On Monday, Bank of America analysts upgraded Applied Materials stock to a buy while raising their price target to $250. The analysts expect strong growth for wafer fab equipment in 2026 thanks to investments in DRAM capacity. The boom in AI infrastructure is pushing up demand for high-bandwidth memory, a variant of DRAM, as well as for standard data center DRAM chips.

Also on Monday, Stifel rated Applied Materials as a buy and boosted its price target to $215. Stifel pointed to DRAM investments as a major positive while also noting the company's diversified product portfolio.
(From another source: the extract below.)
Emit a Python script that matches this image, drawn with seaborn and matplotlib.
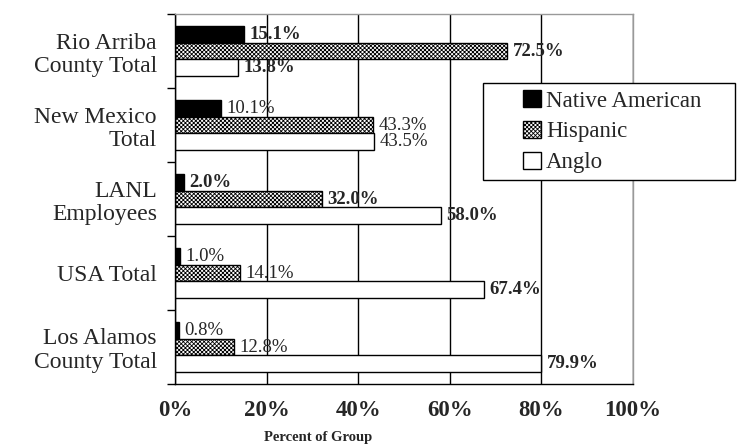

On Tuesday, analysts at Cantor joined the upgrade party, naming Applied Materials one of its "best ideas" among semiconductor equipment stocks. Cantor sees strong DRAM demand, aggressive NAND upgrades, and growing capital spending from TSMC as positives justifying a $250 price target for the stock.

Beware of the cycle

Applied Materials' diversification protects it to a degree from a downturn in portions of the semiconductor market. However, it should be noted that the memory chip industry, which includes DRAM and NAND, is notoriously cyclical and prone to painful busts. With much of the optimism from analysts driven by memory chip investments, investors should be aware that periods of oversupply following booms are commonplace in the industry.

Applied Materials should benefit from soaring investments in AI data centers, but when the cycle turns, demand in some parts of Applied Materials' business could drop precipitously.